The first time I saw Pharoah play live was in 1970 at the famous Slugs club on the Lower East Side of New York. I was just an aspiring devotee wanting to hear one of my favorite artists. I sat at one of the front tables with my girlfriend from college as I thirst and drank deeply from Pharoah’s fountain of spiritual music. Never did I think that close to fifty years later I would be called on by British drummer and bandleader Emanative (aka Nick Woodmansey) to play on an album honoring one of his compositions ‘Hum-Allah-Hum-Allah-Hum-Allah.’ The critically acclaimed album was entitled, The Light Years of The Darkness and the trance-inducing melody was a joy to play for this collaboration! I felt so much closer to the composer of ‘The Creator Has a Master Plan’ as I intoned and fire breathed my solo paying homage to this creator!
– Idris Ackamoor

These impossible, effortless yodels!
– Dimlite

I first came across Pharoah Sanders through his collaborations with Alice Coltrane, and became enchanted by his sound. Jewels of Thought is magnificent, and I listen to it always as one complete piece, to trace its elemental pathway, with a sense of absolute wonder.
– Mary Anne Hobbs

Memories conjured:
• Learning to swim at the daycare near the intersection of Crenshaw and Slauson.
• Riding in my Dad’s gray Chevy Impala with the top down on a sunny day in the early 1970’s.
• Fort Greene Park in Brooklyn in the early 1990’s when I lived in NY my first time.
• Watching a show at the World Stage or 5th Street Dick’s in Leimert Park when Billy Higgins was alive.
• My weekly gig at Club Serenader in Oakland by Lake Merritt when I played with a blind pianist named Al Tanner and Pharoah would sit in on 2 songs every Sunday.
– Dexter Story

perfect
– Shafiq Husayn

Recorded in October of 1969 , Pharoah Sanders’ Jewels of Thought mirrors the climate of the late 1960’s and early 1970’s and is a powerful validation of how a dedicated artist expresses the social conditions of the day! All of the musicians involved in the project triumphantly interpret and embrace the music on a very spiritual level, but Pharoah & Leon Thomas in particular, seem conceptually joined at the hip!
– Phil Ranelin

I have been a fan of Sanders since the early ’70’s. I also was introduced to Cecil McBee and Lonnie Liston Smith on this album, and became fans of their work, too.

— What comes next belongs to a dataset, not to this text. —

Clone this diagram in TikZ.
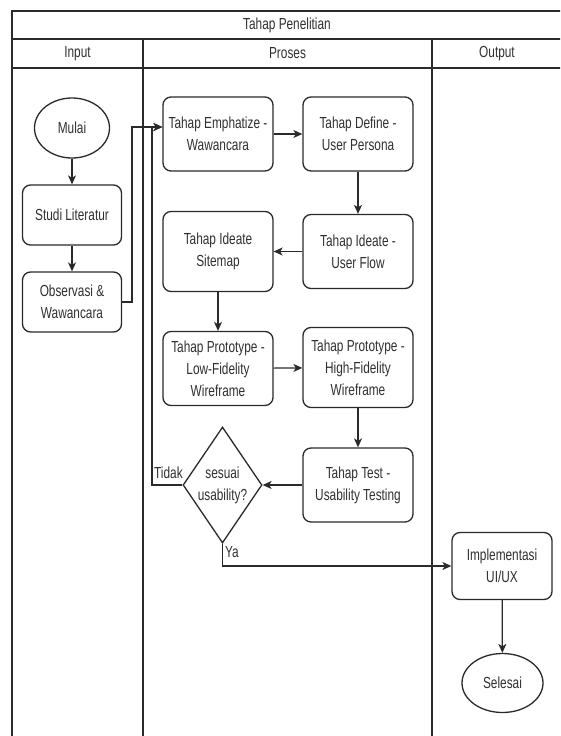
\documentclass[tikz,border=0pt]{standalone}
\usepackage{fontspec}
\setmainfont{Liberation Sans}[FakeStretch=0.74]
\usetikzlibrary{shapes.geometric,arrows.meta}
\definecolor{ink}{HTML}{2A2A2A}
\definecolor{txt}{HTML}{303030}
\begin{document}
\begin{tikzpicture}[x=1pt,y=-1pt,
  font=\fontsize{16}{22}\selectfont,
  frame/.style={draw=ink, line width=1.4pt},
  box/.style={draw=ink, line width=1.3pt, rounded corners=8pt, align=center,
    text=txt, inner sep=2pt, minimum width=110pt, minimum height=74pt},
  term/.style={ellipse, draw=ink, line width=1.3pt, text=txt, inner sep=0pt},
  dec/.style={diamond, draw=ink, line width=1.3pt, text=txt, align=center,
    inner sep=0pt, aspect=0.68, minimum width=79pt, minimum height=116pt},
  arr/.style={draw=ink, line width=1.2pt, -{Stealth[length=9pt,width=8pt,inset=2.5pt]}},
  lbl/.style={text=txt, inner sep=0pt}]
\useasboundingbox (0,0) rectangle (560,736);
\fill[white] (0,0) rectangle (560,736);
\begin{scope}
\clip (0,0) rectangle (560,736);
% swimlane frame
\draw[frame] (12,11) rectangle (562,760);
\draw[frame] (12,39) -- (562,39);
\draw[frame] (12,68) -- (562,68);
\draw[frame] (143,39) -- (143,760);
\draw[frame] (432,39) -- (432,760);
\end{scope}
\node[lbl] (title) at (287,25) {Tahap Penelitian};
\node[lbl] (hin) at (77.5,53.5) {Input};
\node[lbl] (hpr) at (287.5,53.5) {Proses};
\node[lbl] (hout) at (497,53.5) {Output};
% input column
\node[term, minimum width=75pt, minimum height=60pt] (mulai) at (72,128) {Mulai};
\node[box, minimum width=99pt, minimum height=60pt] (studi) at (72,215) {Studi Literatur};
\node[box, minimum width=99pt, minimum height=60pt] (obs) at (72,302) {Observasi \&\\Wawancara};
% process column
\node[box] (emp) at (218,134) {Tahap Emphatize -\\Wawancara};
\node[box] (def) at (358,134) {Tahap Define -\\User Persona};
\node[box] (uf) at (358,251.5) {Tahap Ideate -\\User Flow};
\node[box, minimum height=80pt] (site) at (218,251.5) {Tahap Ideate\\Sitemap};
\node[box] (low) at (218,368.5) {Tahap Prototype -\\Low-Fidelity\\Wireframe};
\node[box, minimum height=80pt] (high) at (358,367.5) {Tahap Prototype -\\High-Fidelity\\Wireframe};
\node[box] (test) at (358,485) {Tahap Test -\\Usability Testing};
\node[dec] (dia) at (222.5,485) {sesuai\\usability?};
% output column
\node[box, minimum width=100pt, minimum height=67pt] (impl) at (502,566) {Implementasi\\UI/UX};
\node[term, minimum width=81pt, minimum height=59pt] (sel) at (502.5,683) {Selesai};
% connectors
\coordinate (c1) at (132,127);
\coordinate (c2) at (152,127);
\draw[arr] (mulai) -- (studi);
\draw[arr] (studi) -- (obs);
\draw[arr] (obs.east) -| (c1) -- (c1 -| emp.west);
\draw[arr] (dia.west) -| (c2) -- (c2 -| emp.west);
\draw[arr] (emp) -- (def);
\draw[arr] (def) -- (uf);
\draw[arr] (uf) -- (site);
\draw[arr] (site) -- (low);
\draw[arr] (low) -- (high);
\draw[arr] (high) -- (test);
\draw[arr] (test) -- (dia);
\draw[arr] (dia.south) |- (impl.west);
\draw[arr] (impl) -- (sel);
\node[lbl, anchor=south west] (tidak) at (154,479) {Tidak};
\node[lbl, anchor=west] (ya) at (225,552) {Ya};
\end{tikzpicture}
\end{document}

This album came out around the time of the King assassination and, for me, was putting out a call for world peace and harmony as reflected in the track Hum-Allah, particularly in the words, “Prince of Peace . . . Won’t you hear our pleas . . . And ring your bells of peace . . . Let Loving never cease”
– J D Emmanuel

This one is a true classic, that will long be remembered.